Home Care Day 18: Innovations relevant to care at home sector

As part of our #technology hour during #homecareday18, Colin Hastie from Bruach Design and Consultancy assesses the innovations available to assist the care at home sector.


Technology constantly changes all of our lives – from apps on our phones which let us record TV programmes from anywhere, to fridges that can order you more milk when you are running low.  Technological advances are improving all of our lives and making things easier, and the same is true for care at home.

Basic comforts and improvements to someone’s quality of life can be achieved through speech-recognition “home assistant” devices, which allow individuals to control their TV or radio, or phone/ video call friends of family members quicker and more easily than before, and smart-home technology makes it easier for heating and lighting to be controlled or monitored by a carer.

From a safety point of view, perhaps the most important area is sensors, which can be used to passively monitor behaviour or raise an alarm if someone is in distress.  Personal alarms are now commonplace when considering care at home but there is a risk that they are not close-by if something happens, and other sensors or alarms can now easily be installed at low cost to provide additional comfort and reassurance.

Remote monitoring devices can allow friends, family or carers to be informed of unusual behaviour (or lack of behaviour) through simple sensors fitted to socket outlets, and can easily be retro-fitted in existing properties.  For example, a device on the kettle can inform people how often it is boiled, or a shower, to let someone see how often it is used.  The early warning signs of someone not having a shower, or making a cup of tea may be an alert to something having happened, or the early signs that additional support is required.
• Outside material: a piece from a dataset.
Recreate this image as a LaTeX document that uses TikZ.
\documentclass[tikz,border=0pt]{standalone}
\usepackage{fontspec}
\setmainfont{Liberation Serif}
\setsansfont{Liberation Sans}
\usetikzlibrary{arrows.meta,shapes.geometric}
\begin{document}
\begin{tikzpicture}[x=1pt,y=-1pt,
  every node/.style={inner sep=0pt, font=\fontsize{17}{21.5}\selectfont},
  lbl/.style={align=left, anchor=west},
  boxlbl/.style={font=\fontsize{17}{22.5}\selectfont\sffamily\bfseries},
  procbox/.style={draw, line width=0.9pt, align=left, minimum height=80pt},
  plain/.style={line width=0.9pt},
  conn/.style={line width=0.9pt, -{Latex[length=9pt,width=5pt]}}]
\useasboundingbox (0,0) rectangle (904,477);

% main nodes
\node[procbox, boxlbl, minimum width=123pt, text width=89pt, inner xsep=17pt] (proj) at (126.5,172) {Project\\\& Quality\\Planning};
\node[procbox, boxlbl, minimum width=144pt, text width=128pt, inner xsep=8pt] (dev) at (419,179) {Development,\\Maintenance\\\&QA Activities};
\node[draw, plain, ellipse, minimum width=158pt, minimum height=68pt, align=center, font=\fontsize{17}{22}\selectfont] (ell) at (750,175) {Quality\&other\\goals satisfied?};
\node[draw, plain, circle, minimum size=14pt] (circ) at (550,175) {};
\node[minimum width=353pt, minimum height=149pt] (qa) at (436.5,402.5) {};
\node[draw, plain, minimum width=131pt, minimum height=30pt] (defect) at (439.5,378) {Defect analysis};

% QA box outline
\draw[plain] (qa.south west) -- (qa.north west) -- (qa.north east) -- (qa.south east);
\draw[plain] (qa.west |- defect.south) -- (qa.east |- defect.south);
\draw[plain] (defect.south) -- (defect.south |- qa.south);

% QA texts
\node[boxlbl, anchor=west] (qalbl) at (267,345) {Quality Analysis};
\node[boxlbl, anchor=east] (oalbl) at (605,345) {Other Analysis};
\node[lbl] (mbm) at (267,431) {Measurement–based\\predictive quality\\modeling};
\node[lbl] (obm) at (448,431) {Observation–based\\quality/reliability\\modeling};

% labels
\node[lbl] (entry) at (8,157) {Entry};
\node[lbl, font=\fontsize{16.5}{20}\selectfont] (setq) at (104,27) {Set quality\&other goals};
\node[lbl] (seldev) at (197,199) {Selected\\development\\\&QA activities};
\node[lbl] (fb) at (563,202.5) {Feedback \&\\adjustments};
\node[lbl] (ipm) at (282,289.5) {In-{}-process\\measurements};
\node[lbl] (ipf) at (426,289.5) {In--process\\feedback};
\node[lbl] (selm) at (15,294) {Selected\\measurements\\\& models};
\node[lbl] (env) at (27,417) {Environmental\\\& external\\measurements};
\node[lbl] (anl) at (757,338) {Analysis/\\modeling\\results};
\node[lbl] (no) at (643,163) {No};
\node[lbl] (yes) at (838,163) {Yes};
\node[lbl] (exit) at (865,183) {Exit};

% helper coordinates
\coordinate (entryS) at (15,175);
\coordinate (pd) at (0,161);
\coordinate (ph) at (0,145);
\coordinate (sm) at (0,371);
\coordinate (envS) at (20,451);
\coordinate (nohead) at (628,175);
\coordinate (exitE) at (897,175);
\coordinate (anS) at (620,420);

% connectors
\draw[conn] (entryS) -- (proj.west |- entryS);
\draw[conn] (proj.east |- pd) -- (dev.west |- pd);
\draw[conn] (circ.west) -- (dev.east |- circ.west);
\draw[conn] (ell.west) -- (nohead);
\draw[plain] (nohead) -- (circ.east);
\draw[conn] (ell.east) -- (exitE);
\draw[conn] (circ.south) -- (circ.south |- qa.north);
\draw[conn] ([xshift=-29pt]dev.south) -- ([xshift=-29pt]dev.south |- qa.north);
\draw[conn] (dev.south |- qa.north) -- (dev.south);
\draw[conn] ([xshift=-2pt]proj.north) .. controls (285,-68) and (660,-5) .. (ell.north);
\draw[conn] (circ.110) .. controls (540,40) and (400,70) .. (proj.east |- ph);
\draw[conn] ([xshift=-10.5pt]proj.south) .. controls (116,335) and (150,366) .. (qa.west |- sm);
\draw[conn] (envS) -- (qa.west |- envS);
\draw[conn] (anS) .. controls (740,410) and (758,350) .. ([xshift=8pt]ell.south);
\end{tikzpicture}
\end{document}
More advanced sensors can detect movement in a home using infra-red cameras, so an alarm can be raised if someone has not moved from a bed or a chair for an unusual length of time.  Wearable technology can also record someone’s heartrate (many of us wear a fitness wristwatch which does exactly that).
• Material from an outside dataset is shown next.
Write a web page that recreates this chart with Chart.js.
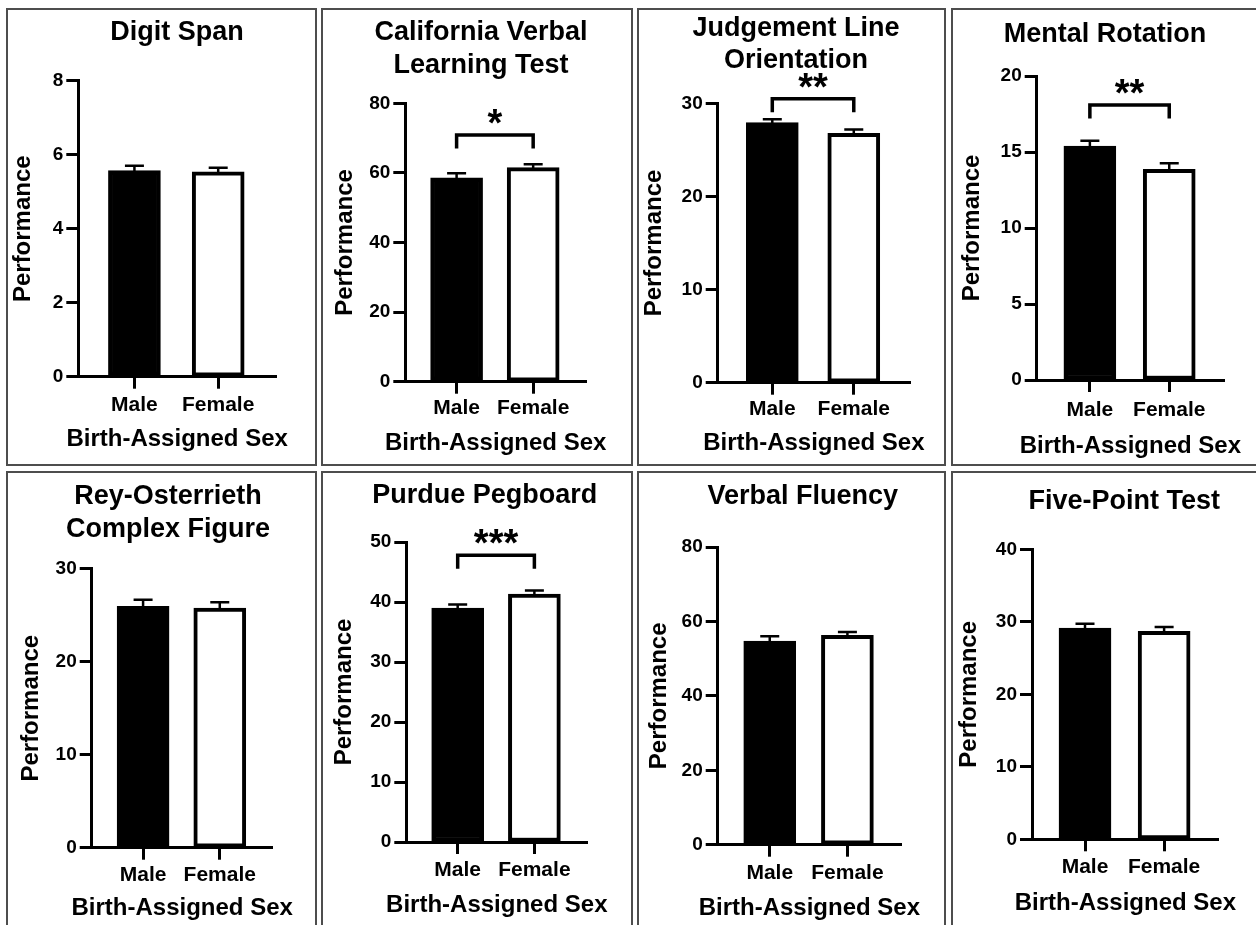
<!DOCTYPE html>
<html><head><meta charset="utf-8">
<script src="https://cdn.jsdelivr.net/npm/chart.js@4.4.1/dist/chart.umd.min.js"></script>
<style>
html,body{margin:0;padding:0;background:#fff;}
body{width:1256px;height:925px;position:relative;overflow:hidden;}
.frame{position:absolute;box-sizing:border-box;border:2px solid #4d4d4d;}
canvas{position:absolute;}
</style></head><body>
<script>
// ---------------- data ----------------
const categories = ['Male', 'Female'];
const testNames = [
  ['Digit Span'],
  ['California Verbal', 'Learning Test'],
  ['Judgement Line', 'Orientation'],
  ['Mental Rotation'],
  ['Rey-Osterrieth', 'Complex Figure'],
  ['Purdue Pegboard'],
  ['Verbal Fluency'],
  ['Five-Point Test']
];
const maleMean   = [5.57, 58.6, 27.92, 15.39, 25.96, 39.0, 54.74, 29.14];
const maleSem    = [0.13, 1.3, 0.38, 0.35, 0.71, 0.6, 1.26, 0.6];
const femaleMean = [5.54, 61.5, 26.78, 13.86, 25.77, 41.33, 56.27, 28.69];
const femaleSem  = [0.11, 1.0, 0.42, 0.40, 0.63, 0.57, 0.89, 0.59];
const yMax  = [8, 80, 30, 20, 30, 50, 80, 40];
const yStep = [2, 20, 10, 5, 10, 10, 20, 10];
const sigLabel = ['', '*', '**', '**', '', '***', '', ''];
const sigLevel = [null, 70.9, 30.5, 18.1, null, 47.8, null, null];
const yAxisTitle = 'Performance';
const xAxisTitle = 'Birth-Assigned Sex';

// ---------------- layout (page coordinates) ----------------
const FONT = "'Liberation Sans', Arial, Helvetica, sans-serif";
const colLeft = [6, 321, 637, 951], colWidth = [311, 312, 309, 320];
const rowTop = [8, 471], rowHeight = [458, 470];
const guide = [
  {axisX:78.3,  topY:80.7,  zeroY:376.7, rightX:276,    titleC:177,    titleY:33,    catY:405,   xTitleY:439,   yTitleX:23},
  {axisX:405.3, topY:103.3, zeroY:381.7, rightX:586,    titleC:481,    titleY:33,    catY:408,   xTitleY:443,   yTitleX:345},
  {axisX:717.7, topY:103.3, zeroY:382.7, rightX:910,    titleC:796,    titleY:28.3,  catY:409,   xTitleY:443,   yTitleX:654},
  {axisX:1036.7,topY:76,    zeroY:380,   rightX:1224,   titleC:1105,   titleY:35,    catY:410,   xTitleY:446.7, yTitleX:972.7},
  {axisX:91.7,  topY:568.7, zeroY:847.7, rightX:272.7,  titleC:168,    titleY:497,   catY:875.3, xTitleY:908.7, yTitleX:31.7},
  {axisX:406.3, topY:542,   zeroY:842,   rightX:587.3,  titleC:484.7,  titleY:495.3, catY:870.3, xTitleY:905.3, yTitleX:344.7},
  {axisX:717.7, topY:547,   zeroY:844.7, rightX:901,    titleC:802.7,  titleY:497,   catY:873.7, xTitleY:908.7, yTitleX:659.3},
  {axisX:1032,  topY:549.3, zeroY:839.3, rightX:1218.7, titleC:1124.3, titleY:502,   catY:867,   xTitleY:903.7, yTitleX:969.3}
];
const TITLE_SIZE = 27, AXIS_SIZE = 24, CAT_SIZE = 21, TICK_SIZE = 19, LH = 1.2;

function errorBarPlugin(p) {
  return { id: 'errorBars', afterDatasetsDraw(chart) {
    const ctx = chart.ctx, ys = chart.scales.y, meta = chart.getDatasetMeta(0);
    const means = [maleMean[p], femaleMean[p]], sems = [maleSem[p], femaleSem[p]];
    ctx.save(); ctx.strokeStyle = '#000'; ctx.lineWidth = 2.5;
    meta.data.forEach((bar, i) => {
      const yb = ys.getPixelForValue(means[i]);
      const yt = ys.getPixelForValue(means[i] + sems[i]);
      ctx.beginPath();
      ctx.moveTo(bar.x, yb + 2); ctx.lineTo(bar.x, yt);
      ctx.moveTo(bar.x - 9.5, yt); ctx.lineTo(bar.x + 9.5, yt);
      ctx.stroke();
    });
    ctx.restore();
  }};
}
function sigPlugin(p) {
  return { id: 'significance', afterDatasetsDraw(chart) {
    if (!sigLabel[p]) return;
    const ctx = chart.ctx, xs = chart.scales.x, ys = chart.scales.y;
    const x1 = xs.getPixelForValue(1), x2 = xs.getPixelForValue(2), y = ys.getPixelForValue(sigLevel[p]);
    ctx.save(); ctx.strokeStyle = '#000'; ctx.lineWidth = 3.5; ctx.lineJoin = 'miter';
    ctx.beginPath(); ctx.moveTo(x1, y + 13.5); ctx.lineTo(x1, y); ctx.lineTo(x2, y); ctx.lineTo(x2, y + 13.5); ctx.stroke();
    ctx.fillStyle = '#000'; ctx.font = 'bold 38px ' + FONT; ctx.textAlign = 'center'; ctx.textBaseline = 'alphabetic';
    ctx.fillText(sigLabel[p], (x1 + x2) / 2, y + 1);
    ctx.restore();
  }};
}
function textPlugin(p, g, x0, y0) {
  return { id: 'panelText', afterDraw(chart) {
    const ctx = chart.ctx, a = chart.chartArea;
    ctx.save(); ctx.fillStyle = '#000'; ctx.textAlign = 'center'; ctx.textBaseline = 'middle';
    ctx.font = 'bold ' + TITLE_SIZE + 'px ' + FONT;
    testNames[p].forEach((line, i) => ctx.fillText(line, g.titleC - x0, g.titleY - y0 + i * TITLE_SIZE * LH));
    ctx.font = 'bold ' + AXIS_SIZE + 'px ' + FONT;
    ctx.fillText(xAxisTitle, (a.left + a.right) / 2, g.xTitleY - y0);
    ctx.restore();
  }};
}

for (let p = 0; p < 8; p++) {
  const c = p % 4, r = Math.floor(p / 4);
  const frame = document.createElement('div');
  frame.className = 'frame';
  Object.assign(frame.style, {left: colLeft[c] + 'px', top: rowTop[r] + 'px', width: colWidth[c] + 'px', height: rowHeight[r] + 'px'});
  document.body.appendChild(frame);

  const x0 = colLeft[c] + 2, y0 = rowTop[r] + 2;
  const w = Math.min(colWidth[c] - 4, 1256 - x0), h = Math.min(rowHeight[r] - 4, 925 - y0);
  const cv = document.createElement('canvas');
  cv.width = w; cv.height = h;
  Object.assign(cv.style, {left: x0 + 'px', top: y0 + 'px', width: w + 'px', height: h + 'px'});
  document.body.appendChild(cv);

  const g = guide[p];
  const pr = x0 + w - g.rightX;
  const pt = g.topY - y0;
  const wy = g.axisX - x0;
  const hx = y0 + h - g.zeroY;
  const xTickPad = g.catY - g.zeroY - 12 - CAT_SIZE * LH / 2;
  const yTitlePad = g.yTitleX - x0 - AXIS_SIZE * LH / 2;

  const gridOpts = {display: true, drawOnChartArea: false, drawTicks: true, tickLength: 12, tickWidth: 3, tickColor: '#000', color: '#000', offset: false};
  const borderOpts = {display: true, color: '#000', width: 3};

  new Chart(cv, {
    type: 'bar',
    data: { datasets: [{
      label: testNames[p].join(' '),
      data: [{x: 1, y: maleMean[p]}, {x: 2, y: femaleMean[p]}],
      backgroundColor: ['#000', '#fff'], borderColor: '#000', borderWidth: 4,
      borderSkipped: false, barThickness: 52
    }]},
    options: {
      responsive: false, animation: false, devicePixelRatio: 1,
      layout: {padding: {left: 0, right: pr, top: pt, bottom: 0}},
      plugins: {legend: {display: false}, tooltip: {enabled: false}, title: {display: false}},
      scales: {
        x: {
          type: 'linear', min: 0.33, max: 2.69, offset: false,
          afterFit: s => { s.height = hx; },
          afterBuildTicks: s => { s.ticks = [{value: 1}, {value: 2}]; },
          grid: gridOpts, border: borderOpts,
          ticks: {color: '#000', font: {family: FONT, size: CAT_SIZE, weight: 'bold', lineHeight: LH},
            padding: xTickPad, maxRotation: 0, autoSkip: false,
            callback: v => categories[Math.round(v) - 1] || ''}
        },
        y: {
          type: 'linear', min: 0, max: yMax[p],
          afterFit: s => { s.width = wy; },
          grid: gridOpts, border: borderOpts,
          ticks: {stepSize: yStep[p], color: '#000', padding: 3,
            font: {family: FONT, size: TICK_SIZE, weight: 'bold'}},
          title: {display: true, text: yAxisTitle, color: '#000',
            font: {family: FONT, size: AXIS_SIZE, weight: 'bold', lineHeight: LH},
            padding: {top: yTitlePad, bottom: 0}}
        }
      }
    },
    plugins: [errorBarPlugin(p), sigPlugin(p), textPlugin(p, g, x0, y0)]
  });
}
</script>
</body></html>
Thanks to better connectivity, information can be shared and an alarm raised in real time, allowing for immediate action if something happens.  As technology continues to advance, using “machine learning” we can also programme computers to “learn” typical behaviour and then by observing sensor results predict if something changes, to inform a carer of a likely event, increasing the possibility of pro-active response rather than re-active, which may already be too late.

Of course, adding devices is not a replacement for qualified carers or other medical advice and consultation, but by recording the information and results from a range of sensor systems, OTs and other medical professionals can more easily identify trends or changes in an individual over time.

We are frequently involved in alterations and extensions for individuals who require more suitable homes, and although technology will not solve all of the problems, it can improve someone’s quality of life and provide reassurance and comfort for friends and family.